6/10
Pre-Pearl Harbor wartime propaganda
9 February 2007
Warning: Spoilers
**SPOILERS** Being released some two months before the Japanese sneak attack on Pearl Harbor "A Yank in the R.A.F" is hampered by having the movie take sides with a combatant, the UK, at war with a neutral, at that time , country Hitler's Germany. Obviously made to drum up support for a US entrance into the war against Germany & Italy which was barley 10% in many US public opinion polls taken at that time among the American people. It was the air force and navy of the Japanese Imperial Empire by it's surprise attack on Pearl Harbor that did more to turn US public opinion around to an entrance into the war then all the pro-war films coming out of Hollywood from 1939-41 combined.

The film itself is anything but a war, pro or con, movie with young wise-cracking American mail pilot Tim Baker, Tyrone Power, ending up in the UK just weeks after it together with it's far flung empire declared war against Germany. Tim seems to have absolutely no idea of what's going on between the allies, Britian & France, and the Germans and is only in London to rekindle his love affair with pretty and leggy all-American girl Carol Brown, Betty Grable, who somehow got herself a job as a chorus girl at London's Regency Club.

Tim it seems joins up with the R.A.F only to impress Carol and nothing else his feeling for or against Nazi Germany are left only to the viewers imagination. The only time Tim showed any antipathy against the Germans was after he lost a number of friends, fellow R.A.F fliers, in the war which is very understandable but had nothing at all to do with what Hitler's Germany stood for or did. Tim would have felt and acted the same way if he had joined the German Luftwaffe, if his girlfriend Carol decided to live in Germany instead of the UK, and lost a number of his German pilot buddies to the R.A.F.

The movie drags along for almost an hour until we finally get to see what's happening on the front lines with Tim and his fellow pilots shot down and landing in neutral Holland only to find out that it's been invaded by the German Army.
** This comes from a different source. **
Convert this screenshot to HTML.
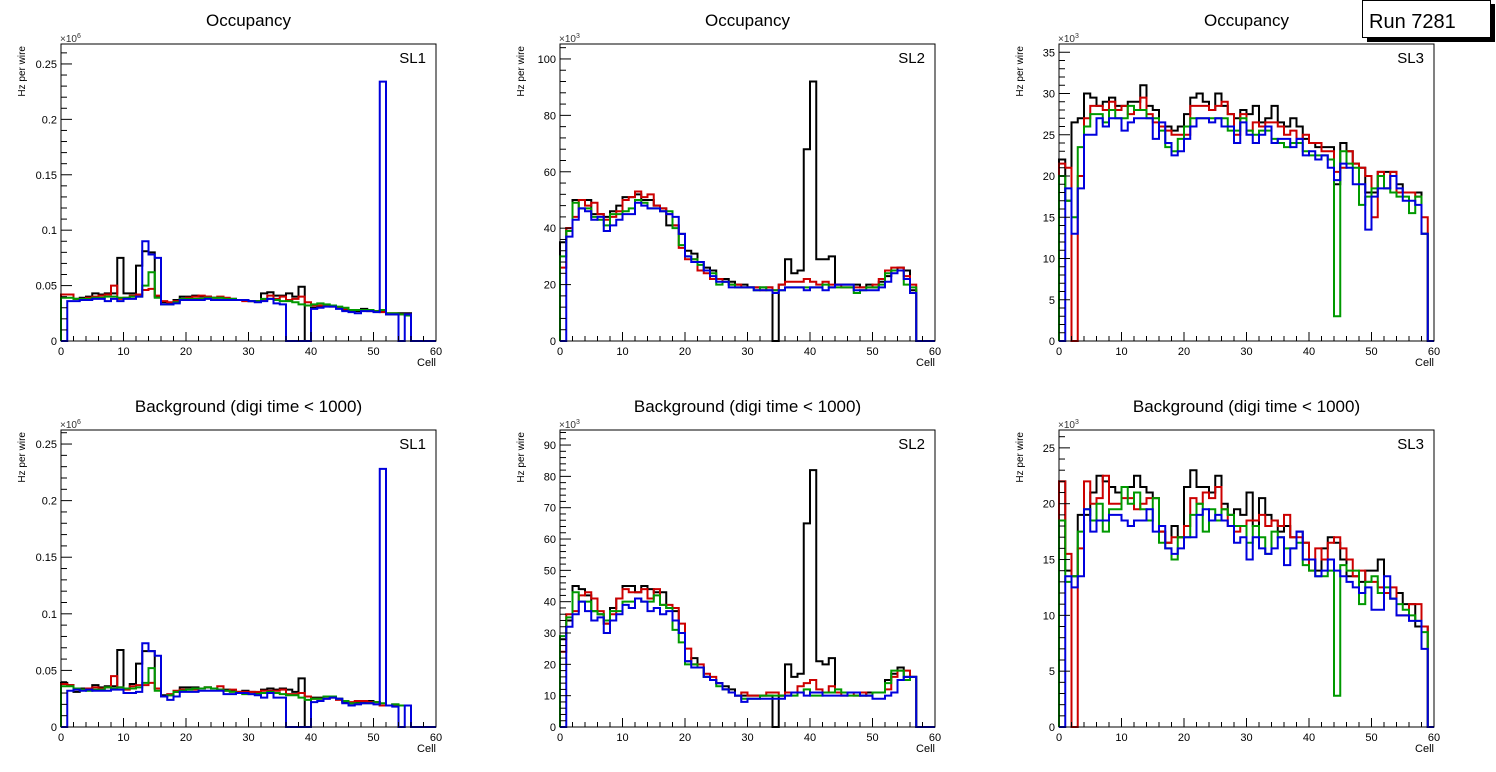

Hiding in a windmill Tim together with Group Cmdr. John Morley, John Sutton, and Cpl. Baker, Donald Stuart, are confronted by this German officer Frederick Glermann who unknown to the three English-speaking pilots knows and speaks English. Acting like a real jerk as you could already see here, even before the US entrance into WWII, that with soldiers like Glermann in it's ranks Germany didn't stand a chance. Glermann instead of just waiting for the German troops coming to relieve him of the three R.A.F guys blows his cover by talking English to them showing Tim & Co. that he's on to them it's then that the three RAF men overpower and kill Glermann. All that Glermann had to do was to just keep his big mouth shut instead of trying to show the downed airmen what a great linguist he is and just let the German Army come to his rescue.

The movie also has a love triangle in it between Tim and his R.A.F commander John Morley vying for the hand of the drop dead gorgeous Carol Brown, incidentally this was the only movie where Tyrone Power and Betty Grable were in together.It seems like Tim was winning over Carol who then later found out that he was cheating on her by playing abound with one of the nurses who was looking after him. This new romance on Tims part happened after he was rescued, together with thousands of British servicemen, during the retreat from the French port city of Dunkirk.

The really best part of "A Yank in the R.A.F" comes in the last few minutes of the film with the battle and evacuation of Dunkirk. Thats where Tim finally shows what he's made of by, after being hospitalized for exposer, going back into action over the skies of German occupied France with his Spitfire taking the war back to the advancing Germans and shooting down a number of Luftwaffe Me-109 fighter planes. Tim ends up getting shot down himself and is missing in action until the movies final, and very unsurprising, ending sequence.